The Clemorton Restructure Response Service

With recent Barclaycard research finding that 82% of UK SMEs have been negatively affected by the Covid-19 pandemic, employers will inevitably have some tough and uncomfortable decisions to make in the coming weeks and months – indeed these may have already been made.

Tips for virtual meetings

My Manager has called another in a series of virtual meetings.

Question. Was your last conference call amazingly useful, well managed, succinct and full of actions that you all implemented successfully?

Likely Answer. Not completely no!

Many of you will work in rapidly changing businesses, or at least have progressive views on the use of tech within your businesses. Which means that some of you will be very familiar with virtual meetings already – but that doesn’t mean everyone in your teams and contributing to your projects are. Often this spectrum of familiarity can lead to issues on getting the most from your virtual meetings.

So before we look at some simple things you can do, always remember that a virtual call is different than a face to face meeting in that we don’t get as much chance to use our body language so what we say is much more relevant.

Improving your virtual meetings

Sometimes getting a direct and forthcoming response to your questions can be a struggle, which should remind us to use people names: Asking open questions usually results in stony silence and by using people’s names it lets them know who should respond and who you want to hear from – at least that will start the ball rolling, as some people are less willing to get involved on a virtual conference call than they would be in the office!
5 more ways to make your next conference call better:

How can we improve the experience with a little better preparation – particularly if we are organising them?

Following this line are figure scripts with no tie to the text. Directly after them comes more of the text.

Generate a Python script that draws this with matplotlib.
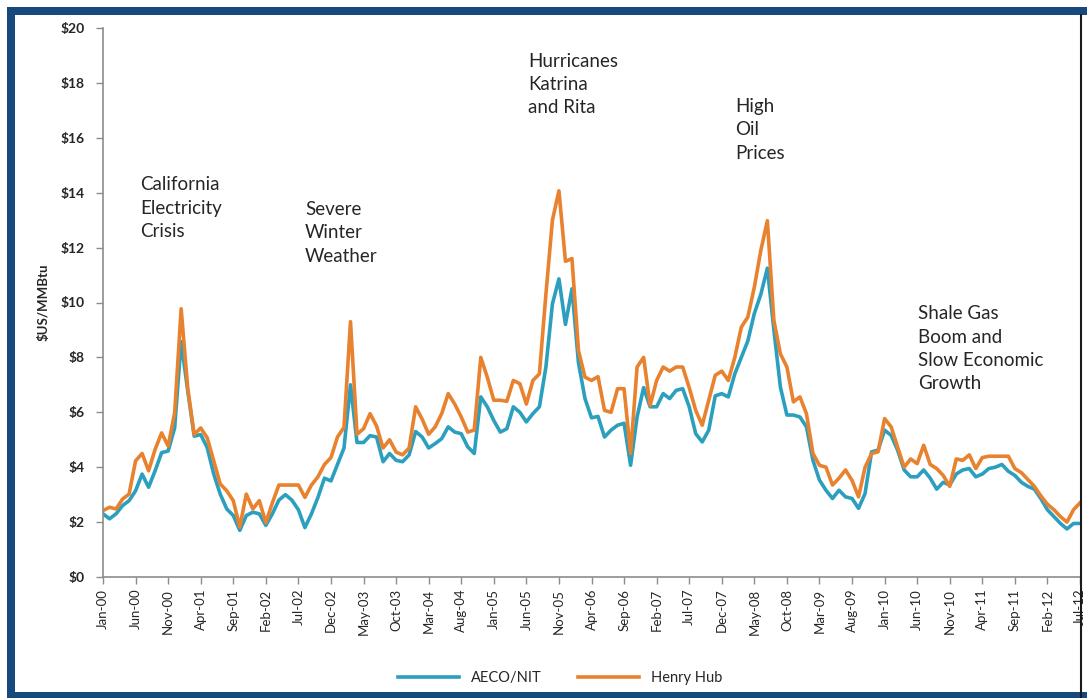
import matplotlib
matplotlib.use("Agg")
import matplotlib.pyplot as plt
from matplotlib.lines import Line2D
from matplotlib.patches import Rectangle
import numpy as np

# monthly prices, Jan-00 .. Jul-12 ($US/MMBtu)
henry_hub = [
    2.42, 2.54, 2.48, 2.84, 3.02, 4.23, 4.50, 3.87, 4.65, 5.25, 4.77, 5.98,   # 2000
    9.77, 6.90, 5.19, 5.43, 5.07, 4.23, 3.39, 3.14, 2.78, 1.82, 3.02, 2.48,   # 2001
    2.78, 1.98, 2.70, 3.35, 3.35, 3.35, 3.35, 2.90, 3.35, 3.65, 4.10, 4.35,   # 2002
    5.10, 5.45, 9.30, 5.20, 5.40, 5.95, 5.50, 4.70, 5.00, 4.55, 4.45, 4.70,   # 2003
    6.20, 5.75, 5.20, 5.47, 5.95, 6.68, 6.30, 5.83, 5.28, 5.35, 8.00, 7.28,   # 2004
    6.44, 6.44, 6.40, 7.16, 7.04, 6.30, 7.16, 7.40, 10.30, 13.00, 14.07, 11.50,  # 2005
    11.60, 8.25, 7.28, 7.16, 7.30, 6.07, 6.00, 6.86, 6.86, 4.50, 7.65, 8.00,  # 2006
    6.25, 7.16, 7.65, 7.50, 7.65, 7.65, 6.90, 6.07, 5.53, 6.44, 7.35, 7.50,   # 2007
    7.16, 8.00, 9.10, 9.47, 10.56, 11.90, 12.98, 9.35, 8.13, 7.65, 6.38, 6.56,  # 2008
    5.95, 4.50, 4.07, 4.00, 3.35, 3.60, 3.90, 3.52, 2.92, 4.00, 4.50, 4.56,   # 2009
    5.77, 5.47, 4.74, 4.00, 4.30, 4.13, 4.80, 4.10, 3.95, 3.70, 3.30, 4.30,   # 2010
    4.25, 4.45, 3.95, 4.35, 4.40, 4.40, 4.40, 4.40, 3.95, 3.80, 3.55, 3.30,   # 2011
    2.95, 2.65, 2.45, 2.20, 2.00, 2.45, 2.70,                                 # 2012
]
aeco_nit = [
    2.30, 2.12, 2.30, 2.60, 2.78, 3.14, 3.75, 3.27, 3.87, 4.53, 4.59, 5.43,
    8.57, 6.80, 5.13, 5.19, 4.71, 3.75, 3.02, 2.48, 2.24, 1.70, 2.24, 2.36,
    2.30, 1.88, 2.30, 2.80, 3.00, 2.80, 2.45, 1.80, 2.30, 2.90, 3.60, 3.50,
    4.10, 4.70, 7.00, 4.90, 4.90, 5.15, 5.10, 4.20, 4.50, 4.25, 4.20, 4.45,
    5.30, 5.10, 4.70, 4.86, 5.04, 5.47, 5.28, 5.22, 4.74, 4.50, 6.56, 6.20,
    5.70, 5.28, 5.40, 6.20, 6.00, 5.65, 5.95, 6.20, 7.65, 9.95, 10.86, 9.20,
    10.50, 7.80, 6.50, 5.80, 5.85, 5.10, 5.35, 5.53, 5.60, 4.07, 5.83, 6.90,
    6.20, 6.20, 6.68, 6.50, 6.80, 6.86, 6.20, 5.22, 4.92, 5.35, 6.60, 6.68,
    6.56, 7.40, 8.00, 8.60, 9.60, 10.30, 11.25, 9.00, 6.92, 5.90, 5.90, 5.83,
    5.47, 4.25, 3.53, 3.16, 2.86, 3.16, 2.92, 2.86, 2.50, 3.04, 4.56, 4.62,
    5.35, 5.16, 4.62, 3.90, 3.65, 3.65, 3.90, 3.60, 3.20, 3.45, 3.35, 3.75,
    3.90, 3.95, 3.65, 3.75, 3.95, 4.00, 4.10, 3.85, 3.70, 3.45, 3.30, 3.20,
    2.85, 2.45, 2.20, 1.95, 1.75, 1.95, 1.95,
]
months = ["Jan", "Feb", "Mar", "Apr", "May", "Jun",
          "Jul", "Aug", "Sep", "Oct", "Nov", "Dec"]
month_labels = [f"{months[i % 12]}-{i // 12:02d}" for i in range(len(henry_hub))]

events = [
    (5.7, 14.6, "California\nElectricity\nCrisis"),
    (31.0, 13.7, "Severe\nWinter\nWeather"),
    (65.3, 19.1, "Hurricanes\nKatrina\nand Rita"),
    (97.0, 17.45, "High\nOil\nPrices"),
    (125.2, 9.9, "Shale Gas\nBoom and\nSlow Economic\nGrowth"),
]

TEAL = "#2c9fbf"
ORANGE = "#e8822e"
TEXT = "#262626"
FRAME = "#164a7c"

plt.rcParams["font.family"] = ["Lato", "DejaVu Sans"]

fig = plt.figure(figsize=(10.87, 6.98), dpi=100)
ax = fig.add_axes([103 / 1087, 1 - 577 / 698, 977 / 1087, 549 / 698])

x = np.arange(len(henry_hub))
ax.plot(x, aeco_nit, color=TEAL, lw=2.6, solid_joinstyle="round")
ax.plot(x, henry_hub, color=ORANGE, lw=2.6, solid_joinstyle="round")

ax.set_xlim(0, len(henry_hub) - 1)
ax.set_ylim(0, 20)
ax.set_yticks(range(0, 21, 2))
ax.set_yticklabels([f"${v}" for v in range(0, 21, 2)], fontsize=10,
                   fontweight="bold", color=TEXT)
ax.set_xticks(x[::5])
ax.set_xticklabels(month_labels[::5], rotation=90, fontsize=9.5, color=TEXT)
ax.tick_params(axis="both", color="#8c8c8c", length=5, width=1, direction="out")
ax.tick_params(axis="y", pad=8)
for side in ("top", "right"):
    ax.spines[side].set_visible(False)
for side in ("left", "bottom"):
    ax.spines[side].set_color("#8c8c8c")
    ax.spines[side].set_linewidth(1.2)
ax.set_ylabel("$US/MMBtu", fontsize=9.5, fontweight="bold", color=TEXT,
              labelpad=8)

for ex, ey, label in events:
    ax.text(ex, ey, label, fontsize=13.5, color=TEXT, va="top", ha="left",
            linespacing=1.45)

handles = [Line2D([], [], color=TEAL, lw=2.6), Line2D([], [], color=ORANGE, lw=2.6)]
fig.legend(handles, ["AECO/NIT", "Henry Hub"], loc="center",
           bbox_to_anchor=(560 / 1087, 1 - 678 / 698), ncol=2, frameon=False,
           fontsize=10.5, handlelength=4.2, columnspacing=2.5,
           labelcolor=TEXT)

# blue frame around the exhibit
fig.add_artist(Rectangle((7 / 1087, 1 - 15 / 698), 1, 8 / 698,
                         transform=fig.transFigure, color=FRAME, lw=0))
fig.add_artist(Rectangle((7 / 1087, 0), 8 / 1087, 1 - 7 / 698,
                         transform=fig.transFigure, color=FRAME, lw=0))
fig.add_artist(Rectangle((7 / 1087, 0), 1, 6 / 698,
                         transform=fig.transFigure, color=FRAME, lw=0))
fig.add_artist(Line2D([1081 / 1087, 1081 / 1087], [0, 1 - 15 / 698],
                      transform=fig.transFigure, color="#1a1a1a", lw=1.5))

fig.savefig("out.png", dpi=100)
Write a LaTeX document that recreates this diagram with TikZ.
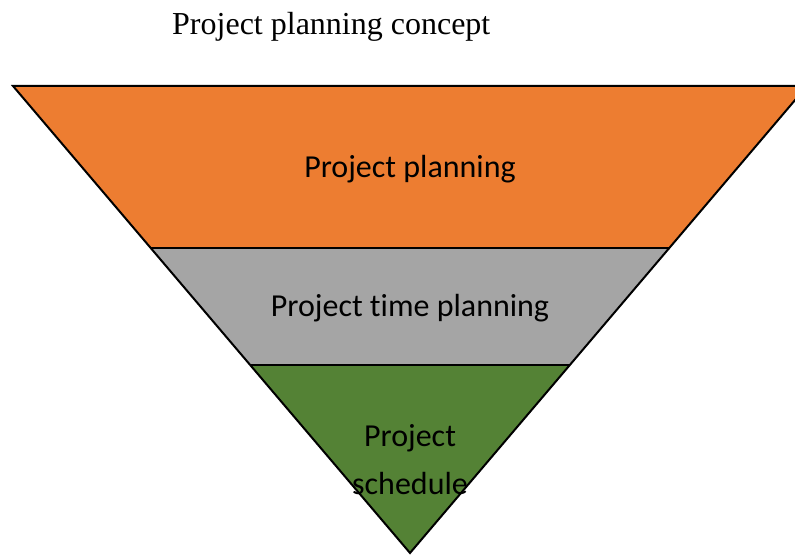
\documentclass[tikz,border=0pt]{standalone}
\usepackage{fontspec}
\setmainfont{Liberation Serif}
\newfontfamily\calib[Ligatures={NoCommon}]{Carlito}
\definecolor{orangeA}{HTML}{ED7D31}
\definecolor{grayA}{HTML}{A5A5A5}
\definecolor{greenA}{HTML}{548235}
\begin{document}
\begin{tikzpicture}[x=1bp,y=-1bp,
  band/.style={draw=black,line width=2bp,line join=miter},
  lbl/.style={font=\calib\fontsize{32bp}{38bp}\selectfont,anchor=base,inner sep=0pt},
  ttl/.style={font=\fontsize{32bp}{38bp}\selectfont,anchor=base west,inner sep=0pt}]
\useasboundingbox (0,0) rectangle (795,555);
\clip (0,0) rectangle (795,555);
\coordinate (tl) at (13,86);
\coordinate (tr) at (807,86);
\coordinate (ml1) at (150.4,248);
\coordinate (mr1) at (669.6,248);
\coordinate (ml2) at (249.9,365);
\coordinate (mr2) at (570.1,365);
\coordinate (apex) at (410,553);
\fill[orangeA] (tl) -- (tr) -- (mr1) -- (ml1) -- cycle;
\fill[grayA] (ml1) -- (mr1) -- (mr2) -- (ml2) -- cycle;
\fill[greenA] (ml2) -- (mr2) -- (apex) -- cycle;
\draw[band] (tl) -- (tr) -- (apex) -- cycle;
\draw[band] (ml1) -- (mr1);
\draw[band] (ml2) -- (mr2);
\node[ttl] (title) at (172,35) {Project planning concept};
\node[lbl] (pp) at (410,178) {Project planning};
\node[lbl] (ptp) at (410,317) {Project time planning};
\node[lbl] (ps1) at (410,446) {Project};
\node[lbl] (ps2) at (410,494) {schedule};
\end{tikzpicture}
\end{document}
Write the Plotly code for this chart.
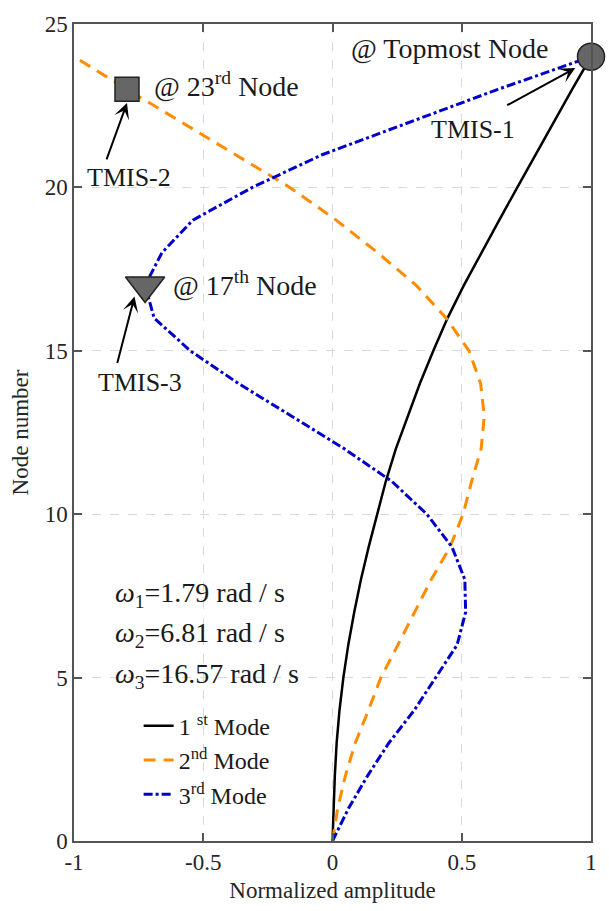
import plotly.graph_objects as go

# Node numbers along the building height
nodes = list(range(25))

# Normalized mode shapes (amplitude at each node)
mode1 = [0, 0.004, 0.009, 0.016, 0.027, 0.042, 0.061, 0.084, 0.11, 0.14, 0.174,
         0.206, 0.245, 0.29, 0.338, 0.39, 0.445, 0.508, 0.575, 0.645, 0.715,
         0.785, 0.855, 0.927, 1.0]
mode2 = [0, 0.02, 0.05, 0.088, 0.139, 0.187, 0.253, 0.317, 0.382, 0.455, 0.505,
         0.538, 0.575, 0.587, 0.573, 0.528, 0.44, 0.324, 0.175, 0.014, -0.165,
         -0.375, -0.586, -0.795, -1.0]
mode3 = [0, 0.062, 0.136, 0.218, 0.316, 0.40, 0.482, 0.515, 0.512, 0.462, 0.365,
         0.23, 0.046, -0.158, -0.364, -0.55, -0.69, -0.725, -0.66, -0.54, -0.31,
         -0.04, 0.30, 0.64, 1.0]

mode_names = ["1 <sup>st</sup> Mode", "2<sup>nd</sup> Mode", "3<sup>rd</sup> Mode"]
omegas = [1.79, 6.81, 16.57]

# Nodes carrying TMIS-1, TMIS-2 and TMIS-3
tmis_nodes = [24, 23, 17]

x_ticks = [-1, -0.5, 0, 0.5, 1]
x_tick_labels = ["-1", "-0.5", "0", "0.5", "1"]
y_ticks = [0, 5, 10, 15, 20, 25]

FONT = "Liberation Serif, Times New Roman, DejaVu Serif, serif"
TXT = "#1a1a1a"

fig = go.Figure()

fig.add_trace(go.Scatter(x=mode1, y=nodes, mode="lines", name=mode_names[0],
                         line=dict(color="black", width=2.5)))
fig.add_trace(go.Scatter(x=mode2, y=nodes, mode="lines", name=mode_names[1],
                         line=dict(color="#FF8C00", width=3, dash="12px,8px")))
fig.add_trace(go.Scatter(x=mode3, y=nodes, mode="lines", name=mode_names[2],
                         line=dict(color="#0000C8", width=3, dash="9px,3px,3px,3px")))

# TMIS markers on the corresponding mode shapes
marker_line = dict(color="#222222", width=1.5)
fig.add_trace(go.Scatter(x=[mode1[tmis_nodes[0]]], y=[tmis_nodes[0]], mode="markers",
                         showlegend=False, cliponaxis=False,
                         marker=dict(symbol="circle", size=27, color="#666666", line=marker_line)))
fig.add_trace(go.Scatter(x=[mode2[tmis_nodes[1]]], y=[tmis_nodes[1]], mode="markers",
                         showlegend=False, cliponaxis=False,
                         marker=dict(symbol="square", size=24, color="#666666", line=marker_line)))
fig.add_trace(go.Scatter(x=[mode3[tmis_nodes[2]]], y=[tmis_nodes[2]], mode="markers",
                         showlegend=False, cliponaxis=False,
                         marker=dict(symbol="triangle-down", size=34, color="#666666", line=marker_line)))


def arrow(x, y, ax, ay):
    fig.add_annotation(x=x, y=y, ax=ax, ay=ay, xref="x", yref="y", axref="x", ayref="y",
                       text="", showarrow=True, arrowhead=3, arrowsize=1.3,
                       arrowwidth=2, arrowcolor="black")


def label(x, y, text, size, xanchor="left"):
    fig.add_annotation(x=x, y=y, xref="x", yref="y", text=text, showarrow=False,
                       xanchor=xanchor, yanchor="middle",
                       font=dict(family=FONT, size=size, color=TXT))


# TMIS-1 at the topmost node
label(0.062, 24.26, "@ Topmost Node", 28)
arrow(0.939, 23.65, 0.67, 22.49)
label(0.543, 21.76, "TMIS-1", 26, xanchor="center")

# TMIS-2 at node 23
label(-0.699, 23.14, "@ 23<sup>rd</sup> Node", 28)
arrow(-0.795, 22.58, -0.876, 20.81)
label(-0.789, 20.3, "TMIS-2", 26, xanchor="center")

# TMIS-3 at node 17
label(-0.623, 17.06, "@ 17<sup>th</sup> Node", 28)
arrow(-0.766, 16.66, -0.834, 14.58)
label(-0.744, 14.02, "TMIS-3", 26, xanchor="center")

# Natural frequencies
for i, (w, yy) in enumerate(zip(omegas, [7.54, 6.32, 5.05])):
    label(-0.85, yy, f"<i>ω</i><sub>{i + 1}</sub>={w:.2f} rad / s", 28)

axis_common = dict(
    showline=True, linecolor="#555555", linewidth=1.5, mirror="ticks",
    ticks="inside", ticklen=8, tickwidth=1.5, tickcolor="#555555",
    showgrid=True, gridcolor="#d9d9d9", gridwidth=1, griddash="dash",
    zeroline=False, tickfont=dict(family=FONT, size=23, color="#262626"),
    title_font=dict(family=FONT, size=23, color="#262626"),
)

fig.update_xaxes(range=[-1, 1], tickvals=x_ticks, ticktext=x_tick_labels,
                 title_text="Normalized amplitude", title_standoff=8, **axis_common)
fig.update_yaxes(range=[0, 25], tickvals=y_ticks,
                 title_text="Node number", title_standoff=10, **axis_common)

fig.update_layout(
    width=609, height=911,
    margin=dict(l=74, r=14, t=20, b=68),
    plot_bgcolor="white", paper_bgcolor="white",
    legend=dict(x=0.125, y=0.168, xanchor="left", yanchor="top",
                bgcolor="rgba(0,0,0,0)", font=dict(family=FONT, size=24, color=TXT)),
)

fig.write_html("out.html")
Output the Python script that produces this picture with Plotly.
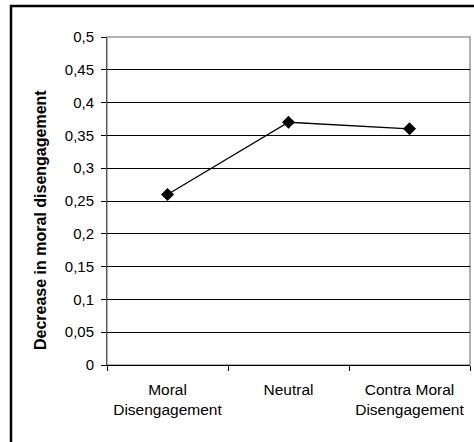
import plotly.graph_objects as go

categories = ["Moral<br>Disengagement", "Neutral", "Contra Moral<br>Disengagement"]
values = [0.26, 0.37, 0.36]
y_ticks = [0, 0.05, 0.1, 0.15, 0.2, 0.25, 0.3, 0.35, 0.4, 0.45, 0.5]
y_title = "Decrease in moral disengagement"

W, H = 474, 442
L, R, T, B = 107, 470, 37, 365
pw, ph = R - L, B - T

def px_x(p):
    return (p - L) / pw

def px_y(p):
    return (B - p) / ph

fig = go.Figure()
fig.add_trace(go.Scatter(
    x=categories, y=values, mode="lines+markers",
    line=dict(color="black", width=1.3),
    marker=dict(symbol="diamond", size=10, color="black"),
    showlegend=False, cliponaxis=False,
))

fig.update_layout(
    width=W, height=H,
    margin=dict(l=L, r=W - R, t=T, b=H - B),
    paper_bgcolor="white", plot_bgcolor="white",
    separators=",.",
    font=dict(family="Liberation Sans, Arial, sans-serif", size=15, color="black"),
    xaxis=dict(
        type="category", range=[-0.5, 2.5],
        showgrid=False, showline=True, linecolor="black", linewidth=1,
        ticks="outside", tickson="boundaries", ticklen=5, tickcolor="black",
        tickfont=dict(size=15.5), zeroline=False, ticklabelstandoff=10,
    ),
    yaxis=dict(
        range=[0, 0.5], tickvals=y_ticks,
        showgrid=True, gridcolor="black", gridwidth=1,
        showline=True, linecolor="#555555", linewidth=1,
        ticks="outside", ticklen=5, tickcolor="black",
        tickfont=dict(size=15), zeroline=False, ticklabelstandoff=4,
    ),
    annotations=[
        dict(text="<b>" + y_title + "</b>", xref="paper", yref="paper",
             x=px_x(41), y=px_y(220), textangle=-90, showarrow=False,
             xanchor="center", yanchor="middle", font=dict(size=16)),
    ],
    shapes=[
        dict(type="rect", xref="paper", yref="paper", x0=0, x1=1, y0=0, y1=1,
             line=dict(color="#999999", width=1.5), layer="below"),
        dict(type="rect", xref="paper", yref="paper",
             x0=px_x(11), x1=px_x(490), y0=px_y(460), y1=px_y(6),
             line=dict(color="black", width=2.5)),
    ],
)

fig.write_html("out.html", config={"displayModeBar": False},
               post_script="document.body.style.margin='0px';document.body.style.overflow='hidden';")
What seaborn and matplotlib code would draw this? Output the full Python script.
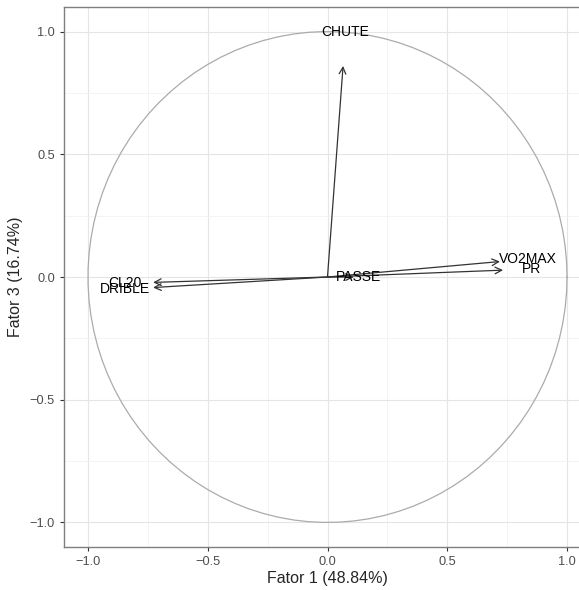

  1. Do you have to arrange it in the first place – is this the best way to communicate your current message? Or would an email work just as well?
    Do we actually need to discuss something or is it a cascade of info – if so, sometimes an email makes more sense. Make sure it’s essential. It’s nice to see each other faces and hear familiar voices but we will be doing a lot of this over the coming weeks so don’t burn up the trust with pointless conference calls.
  1. How long does it need to last? Will it only take 5-10 minutes? If so, don’t make it fit your diary slot and run from 1.30-2.00pm otherwise people will fill the slot with discussion and it will waste valuable time that people could have been busy doing really essential things instead.
  1. Make sure that the main discussion zeroes in on actions. What do people need to do after the call? What will they be responsible for doing? So, if you begin with this in mind and then decide on content and agenda things will be more succinct and work better and everyone will be happier.
  1. Make the title of the call interesting; whoever got excited to sit on an “update” call?
    So make the focus about the benefit or action that will result from the call; such as, “establishing ways that we can maintain strong customer relationships remotely” or “sharing tips on staying motivated to hit our sales metrics this quarter”. Put yourselves in the shoes of the person receiving the invite to join the call. Make them want to be a part of it and get them to prepare as best they can to contribute. The more they know beforehand – the more prepared they will be.
  1. After the call has finished – make contact and remind everyone what was agreed. The minute the call ends, email/message participants the agreed action list clearly outlining who is doing what, by when and any other relevant and useful info. How many times has momentum been built during discussions to be lost after you all disperse – this is magnified when people have a lot to do at home whilst working too as is the case during this rapid period of adjustment. Looking after family and friends, sorting medical needs and worrying about having enough food and provisions while lockdown impacts shopping isles! So keep the momentum and manage expectations together.

Virtual meetings will likely constitute larger and larger parts of our collaborative working now that many of us are working from home- so try these tips out and let us know what other tips you have to making these calls more enjoyable, productive and useful for everyone?